Deep down I think we’ve just lost connection with each other and that’s why I’ve become like I am. I feel like if I’m there, we’ll reconnect…if I go have my own life, he’ll enjoy that a little too much and we’ll grow further apart. Everything I’ve read says that pulling away and being independent actually brings the guy closer. Perhaps that’s true for others, but my bf has never been that way. He’s never come to me asking for more time/attention, even when we lived alone and would go a couple weeks without seeing each other. I never felt missed by him.

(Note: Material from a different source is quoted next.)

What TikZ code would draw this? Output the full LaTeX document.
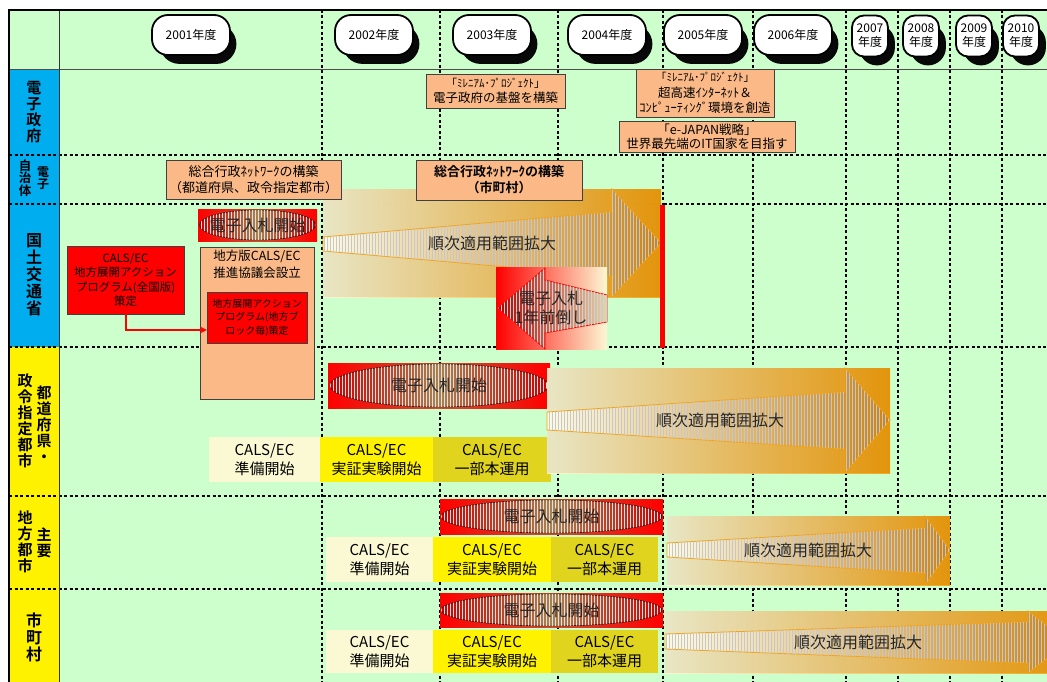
\documentclass[tikz,border=0pt]{standalone}
\usepackage{fontspec}
\setmainfont{Noto Sans CJK JP}[BoldFont={Noto Sans CJK JP Bold}]
\usetikzlibrary{shapes.geometric,patterns}

\definecolor{lawn}{HTML}{CCFFCC}
\definecolor{salmon}{HTML}{FAB987}
\definecolor{cream}{HTML}{FBF8D4}
\definecolor{mustard}{HTML}{E0D41E}
\definecolor{amber}{HTML}{F5A00C}
\definecolor{sand}{HTML}{A8824F}
\definecolor{rust}{HTML}{C9841A}
\definecolor{shadowink}{RGB}{8,8,8}

\begin{document}
\begin{tikzpicture}[x=1pt, y=-1pt,
    gridline/.style = {line width=1.3pt, dash pattern=on 3pt off 2.5pt},
    yearpill/.style = {draw, line width=1.8pt, fill=white, rounded corners=16pt,
      minimum width=78pt, minimum height=40pt, inner sep=1pt, align=center,
      font=\fontsize{12}{14}\selectfont},
    narrowpill/.style = {yearpill, minimum width=36pt, minimum height=41pt, rounded corners=12pt},
    rowlabel/.style = {align=center, inner sep=0pt, font=\bfseries\fontsize{15}{16}\selectfont},
    notebox/.style = {draw=black!75, fill=salmon, align=center, inner sep=1pt,
      font=\fontsize{12.5}{15}\selectfont},
    redbox/.style = {notebox, fill=red},
    stagebox/.style = {align=center, inner sep=0pt, minimum height=45pt,
      font=\fontsize{15}{19}\selectfont},
    bidband/.style = {inner sep=0pt, left color=red, right color=red, middle color=sand!60!red},
    bidoval/.style = {ellipse, draw=black, inner sep=0pt, left color=red!80!black,
      right color=red!80!black, middle color=sand,
      postaction={pattern=vertical lines, pattern color=black!12}},
    bidtext/.style = {font=\fontsize{16}{16}\selectfont, text=black!85},
    sweepback/.style = {left color=cream, right color=amber, fill opacity=0.92},
    sweeparrow/.style = {draw=amber, line width=0.8pt, left color=cream!60!white, right color=rust,
      postaction={pattern=vertical lines, pattern color=black!22}},
    sweeptext/.style = {font=\fontsize{16}{16}\selectfont, text=black!85}]

% The page, drawn in pixel units from the top left corner
\useasboundingbox (0,0) rectangle (1047,682);
\clip (0,0) rectangle (1047,682);
\fill[white] (0,0) rectangle (1047,682);
\fill[lawn] (9,10) rectangle (1047,682);
\fill[cyan] (9,69) rectangle (59,347);      % (national rows)
\fill[yellow] (9,347) rectangle (59,682);   % (local rows)

% Grid of rows and fiscal years
\foreach \y in {155,204,347,496,589}
  \draw[gridline] (9,\y) -- (1047,\y);
\foreach \x in {322,440,558,663,753,846,898,950,1002}
  \draw[gridline] (\x,10) -- (\x,682);
\draw[black!70, line width=0.8pt] (9,69) -- (1047,69);
\draw[black!80, line width=1pt] (59,10) -- (59,682);
\draw[line width=2.2pt] (9,682) -- (9,10) -- (1047,10);

% Fiscal years, each with its black shadow
\foreach \yr/\cx in {2001/191, 2002/374, 2003/492, 2004/607, 2005/703, 2006/793} {
  \draw[shadowink, fill=shadowink, line width=1.8pt] (\cx-11.5,25) -- (\cx+25.5,25)
    arc[start angle=90, end angle=-90, radius=19pt] -- (\cx-11.5,63)
    arc[start angle=270, end angle=90, radius=19pt] -- cycle;
  \node[yearpill] (fy\yr) at (\cx,35) {\yr{}年度};
}
\foreach \yr/\cx in {2007/870, 2008/921, 2009/974, 2010/1021} {
  \draw[shadowink, fill=shadowink, line width=1.8pt] (\cx+24,42.5)
    arc[start angle=0, end angle=180, radius=17pt] -- (\cx-10,47.5)
    arc[start angle=180, end angle=360, radius=17pt] -- cycle;
  \node[narrowpill] (fy\yr) at (\cx,36) {\yr\\年度};
}

% Row titles
\node[rowlabel] (rowGov) at (34,112) {電\\子\\政\\府};
\node[rowlabel, font=\bfseries\fontsize{12.5}{12.5}\selectfont] (rowLocalA) at (25,178) {自\\治\\体};
\node[rowlabel, font=\bfseries\fontsize{12}{12}\selectfont] (rowLocalB) at (43,178) {電\\子};
\node[rowlabel, font=\bfseries\fontsize{16}{17}\selectfont] (rowMlit) at (34,275) {国\\土\\交\\通\\省};
\node[rowlabel] (rowPrefA) at (44,424) {都\\道\\府\\県\\・};
\node[rowlabel] (rowPrefB) at (25,421) {政\\令\\指\\定\\都\\市};
\node[rowlabel] (rowCityA) at (44,543) {主\\要};
\node[rowlabel] (rowCityB) at (25,542) {地\\方\\都\\市};
\node[rowlabel, font=\bfseries\fontsize{16}{17}\selectfont] (rowTown) at (34,637) {市\\町\\村};

% Ministry row: rollout arrow
\fill[sweepback] (323,189) rectangle (661,297);
\path[sweeparrow] (323,237) -- (612,212) -- (612,189) -- (661,243) -- (612,297) -- (612,276) -- (323,251) -- cycle;
\node[sweeptext] (spreadMlit) at (492,243) {順次適用範囲拡大};

% E-government notes
\node[notebox, minimum width=139pt, minimum height=34pt] (milBase) at (495.5,91)
  {\fontsize{11}{13}\selectfont 「ﾐﾚﾆｱﾑ･ﾌﾟﾛｼﾞｪｸﾄ」\\\fontsize{12.5}{15}\selectfont 電子政府の基盤を構築};
\node[notebox, minimum width=138pt, minimum height=48pt, font=\fontsize{12.5}{15.5}\selectfont] (milNet) at (705,93)
  {\fontsize{11}{13}\selectfont 「ﾐﾚﾆｱﾑ･ﾌﾟﾛｼﾞｪｸﾄ」\\\fontsize{12.5}{15.5}\selectfont 超高速ｲﾝﾀｰﾈｯﾄ＆\\ｺﾝﾋﾟｭｰﾃｨﾝｸﾞ環境を創造};
\node[notebox, minimum width=176pt, minimum height=31pt, font=\fontsize{12.5}{14}\selectfont] (eJapan) at (707,136.5)
  {「e-JAPAN戦略」\\世界最先端のIT国家を目指す};
\node[notebox, minimum width=175pt, minimum height=39pt, font=\fontsize{13}{16}\selectfont] (netPref) at (253.5,179.5)
  {総合行政ﾈｯﾄﾜｰｸの構築\\（都道府県、政令指定都市）};
\node[notebox, minimum width=166pt, minimum height=40pt, font=\bfseries\fontsize{13}{16}\selectfont] (netTown) at (499,180)
  {総合行政ﾈｯﾄﾜｰｸの構築\\（市町村）};

% Ministry row
\node[bidband, minimum width=119pt, minimum height=32pt] (bandMlit) at (257.5,225) {};
\node[bidoval, minimum width=116pt, minimum height=30pt] (ovalMlit) at (bandMlit) {};
\node[bidtext] (bidMlit) at (bandMlit) {電子入札開始};
\node[redbox, minimum width=117pt, minimum height=68pt, font=\fontsize{11.5}{14.5}\selectfont] (calsNational) at (125.5,280)
  {CALS/EC\\地方展開アクション\\プログラム(全国版)\\策定};
\node[notebox, minimum width=114pt, minimum height=152pt] (council) at (257,323) {};
\node[font=\fontsize{12.5}{17}\selectfont, align=center, anchor=north, inner sep=0pt] (councilText)
  at ([yshift=-3pt]council.north) {地方版CALS/EC\\推進協議会設立};
\node[redbox, minimum width=100pt, minimum height=51pt, font=\fontsize{10}{13.5}\selectfont] (calsBlock) at (257,317.5)
  {地方展開アクション\\プログラム(地方ブ\\ロック毎)策定};
\coordinate (hook) at (0,330);
\draw[red, line width=2pt, >=stealth, ->] (calsNational.south) |- (calsBlock.west |- hook);

% Bidding one year earlier
\fill[left color=red, right color=cream] (496,267) rectangle (607,349);
\path[draw=red, line width=0.8pt, left color=red!70!black, right color=cream!70!sand,
  postaction={pattern=vertical lines, pattern color=black!18}]
  (498,308) -- (545,268) -- (545,280) -- (607,295) -- (607,322) -- (545,333) -- (545,349) -- cycle;
\node[font=\fontsize{16}{19}\selectfont, align=center, text=black!85] (earlyBid) at (551,308) {電子入札\\1年前倒し};
\draw[red, line width=5pt] (662,205) -- (662,348);

% Prefectures and designated cities
\node[bidband, minimum width=222pt, minimum height=45pt] (bandPref) at (439,385.5) {};
\node[bidoval, minimum width=218pt, minimum height=43pt] (ovalPref) at (bandPref) {};
\node[bidtext] (bidPref) at (bandPref) {電子入札開始};
\node[stagebox, fill=cream, minimum width=111pt] (prepPref) at (264.5,459.5) {CALS/EC\\準備開始};
\node[stagebox, fill=yellow, minimum width=113pt] (trialPref) at (376.5,459.5) {CALS/EC\\実証実験開始};
\node[stagebox, fill=mustard, minimum width=118pt] (livePref) at (492,459.5) {CALS/EC\\一部本運用};
\fill[sweepback] (547,368) rectangle (890,473);
\path[sweeparrow] (547,412) -- (845,392) -- (845,368) -- (890,420) -- (845,473) -- (845,449) -- (547,430) -- cycle;
\node[sweeptext] (spreadPref) at (720,420) {順次適用範囲拡大};

% Main regional cities
\node[bidband, minimum width=223pt, minimum height=35pt] (bandCity) at (551.5,516.5) {};
\node[bidoval, minimum width=221pt, minimum height=33pt] (ovalCity) at (bandCity) {};
\node[bidtext] (bidCity) at (bandCity) {電子入札開始};
\node[stagebox, fill=cream, minimum width=107pt] (prepCity) at (379.5,559.5) {CALS/EC\\準備開始};
\node[stagebox, fill=yellow, minimum width=118pt] (trialCity) at (492,559.5) {CALS/EC\\実証実験開始};
\node[stagebox, fill=mustard, minimum width=107pt] (liveCity) at (604.5,559.5) {CALS/EC\\一部本運用};
\fill[sweepback] (667,516) rectangle (950,585);
\path[sweeparrow] (667,543) -- (925,528) -- (925,516) -- (950,550) -- (925,585) -- (925,573) -- (667,557) -- cycle;
\node[sweeptext] (spreadCity) at (808,550) {順次適用範囲拡大};

% Towns and villages
\node[bidband, minimum width=223pt, minimum height=34pt] (bandTown) at (551.5,610) {};
\node[bidoval, minimum width=221pt, minimum height=32pt] (ovalTown) at (bandTown) {};
\node[bidtext] (bidTown) at (bandTown) {電子入札開始};
\node[stagebox, fill=cream, minimum width=107pt, minimum height=43pt] (prepTown) at (379.5,651.5) {CALS/EC\\準備開始};
\node[stagebox, fill=yellow, minimum width=118pt, minimum height=43pt] (trialTown) at (492,651.5) {CALS/EC\\実証実験開始};
\node[stagebox, fill=mustard, minimum width=107pt, minimum height=43pt] (liveTown) at (604.5,651.5) {CALS/EC\\一部本運用};
\fill[sweepback] (665,611) rectangle (1068,673);
\path[sweeparrow] (665,634) -- (1028,622) -- (1028,611) -- (1068,642) -- (1028,673) -- (1028,663) -- (665,649) -- cycle;
\node[sweeptext] (spreadTown) at (858,642) {順次適用範囲拡大};

\end{tikzpicture}
\end{document}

Since I don’t recognize who I am anymore, feel like I’m not connected at all to my bf, maybe the question to ask isn’t “what should I do with my time” but instead “is this really the right guy for me?” Hard call when I’m 37 and there isn’t a buffet of guys to choose from anymore. So much to think about but it’s comforting to know others go through the same thing. And it helps to just write on here, if nothing else!
Thanks again!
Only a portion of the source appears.